• [Objective]:
Leave out the pictures and restate the rest of the data exactly.
┄┄┄┄┄┄┄┄┄┄
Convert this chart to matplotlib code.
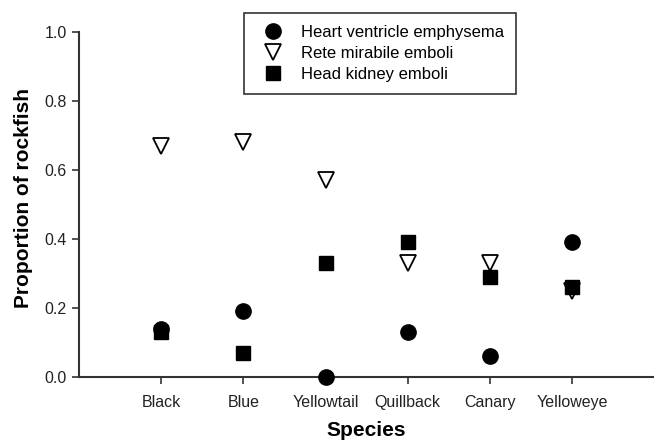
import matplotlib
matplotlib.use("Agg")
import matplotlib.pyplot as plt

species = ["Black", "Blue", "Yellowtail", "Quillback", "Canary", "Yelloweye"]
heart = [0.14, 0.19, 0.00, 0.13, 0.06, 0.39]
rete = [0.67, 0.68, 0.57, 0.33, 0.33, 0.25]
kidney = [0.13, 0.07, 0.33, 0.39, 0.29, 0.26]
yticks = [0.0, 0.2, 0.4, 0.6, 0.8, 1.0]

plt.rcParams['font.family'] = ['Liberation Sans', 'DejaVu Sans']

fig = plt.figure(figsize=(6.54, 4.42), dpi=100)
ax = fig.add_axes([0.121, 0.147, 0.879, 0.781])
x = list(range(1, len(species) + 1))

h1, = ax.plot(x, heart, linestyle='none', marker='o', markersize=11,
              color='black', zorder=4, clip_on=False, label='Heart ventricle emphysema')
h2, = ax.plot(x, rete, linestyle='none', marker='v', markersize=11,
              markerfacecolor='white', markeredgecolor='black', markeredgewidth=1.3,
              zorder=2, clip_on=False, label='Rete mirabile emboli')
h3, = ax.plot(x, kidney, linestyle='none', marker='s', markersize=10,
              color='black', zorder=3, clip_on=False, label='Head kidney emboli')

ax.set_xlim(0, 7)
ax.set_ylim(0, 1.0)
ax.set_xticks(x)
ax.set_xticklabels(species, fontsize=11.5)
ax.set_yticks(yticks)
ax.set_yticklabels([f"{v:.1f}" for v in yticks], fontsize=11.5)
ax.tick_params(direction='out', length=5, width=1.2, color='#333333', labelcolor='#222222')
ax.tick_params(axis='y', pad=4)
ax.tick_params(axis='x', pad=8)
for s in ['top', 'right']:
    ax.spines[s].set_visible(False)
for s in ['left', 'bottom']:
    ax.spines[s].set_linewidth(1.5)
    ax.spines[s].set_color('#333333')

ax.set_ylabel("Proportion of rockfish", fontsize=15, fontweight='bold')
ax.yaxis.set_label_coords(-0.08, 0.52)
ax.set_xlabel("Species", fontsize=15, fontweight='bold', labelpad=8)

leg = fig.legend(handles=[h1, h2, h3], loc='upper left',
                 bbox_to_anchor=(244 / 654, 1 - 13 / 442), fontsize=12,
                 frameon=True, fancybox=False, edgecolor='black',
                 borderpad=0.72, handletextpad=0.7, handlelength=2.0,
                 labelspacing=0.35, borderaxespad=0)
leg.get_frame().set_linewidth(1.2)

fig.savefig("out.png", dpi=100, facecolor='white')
┄┄┄┄┄┄┄┄┄┄
• [Answer for the task]:
Convert this chart to matplotlib code.
import matplotlib
matplotlib.use("Agg")
import matplotlib.pyplot as plt

species = ["Black", "Blue", "Yellowtail", "Quillback", "Canary", "Yelloweye"]
heart = [0.14, 0.19, 0.00, 0.13, 0.06, 0.39]
rete = [0.67, 0.68, 0.57, 0.33, 0.33, 0.25]
kidney = [0.13, 0.07, 0.33, 0.39, 0.29, 0.26]
yticks = [0.0, 0.2, 0.4, 0.6, 0.8, 1.0]

plt.rcParams['font.family'] = ['Liberation Sans', 'DejaVu Sans']

fig = plt.figure(figsize=(6.54, 4.42), dpi=100)
ax = fig.add_axes([0.121, 0.147, 0.879, 0.781])
x = list(range(1, len(species) + 1))

h1, = ax.plot(x, heart, linestyle='none', marker='o', markersize=11,
              color='black', zorder=4, clip_on=False, label='Heart ventricle emphysema')
h2, = ax.plot(x, rete, linestyle='none', marker='v', markersize=11,
              markerfacecolor='white', markeredgecolor='black', markeredgewidth=1.3,
              zorder=2, clip_on=False, label='Rete mirabile emboli')
h3, = ax.plot(x, kidney, linestyle='none', marker='s', markersize=10,
              color='black', zorder=3, clip_on=False, label='Head kidney emboli')

ax.set_xlim(0, 7)
ax.set_ylim(0, 1.0)
ax.set_xticks(x)
ax.set_xticklabels(species, fontsize=11.5)
ax.set_yticks(yticks)
ax.set_yticklabels([f"{v:.1f}" for v in yticks], fontsize=11.5)
ax.tick_params(direction='out', length=5, width=1.2, color='#333333', labelcolor='#222222')
ax.tick_params(axis='y', pad=4)
ax.tick_params(axis='x', pad=8)
for s in ['top', 'right']:
    ax.spines[s].set_visible(False)
for s in ['left', 'bottom']:
    ax.spines[s].set_linewidth(1.5)
    ax.spines[s].set_color('#333333')

ax.set_ylabel("Proportion of rockfish", fontsize=15, fontweight='bold')
ax.yaxis.set_label_coords(-0.08, 0.52)
ax.set_xlabel("Species", fontsize=15, fontweight='bold', labelpad=8)

leg = fig.legend(handles=[h1, h2, h3], loc='upper left',
                 bbox_to_anchor=(244 / 654, 1 - 13 / 442), fontsize=12,
                 frameon=True, fancybox=False, edgecolor='black',
                 borderpad=0.72, handletextpad=0.7, handlelength=2.0,
                 labelspacing=0.35, borderaxespad=0)
leg.get_frame().set_linewidth(1.2)

fig.savefig("out.png", dpi=100, facecolor='white')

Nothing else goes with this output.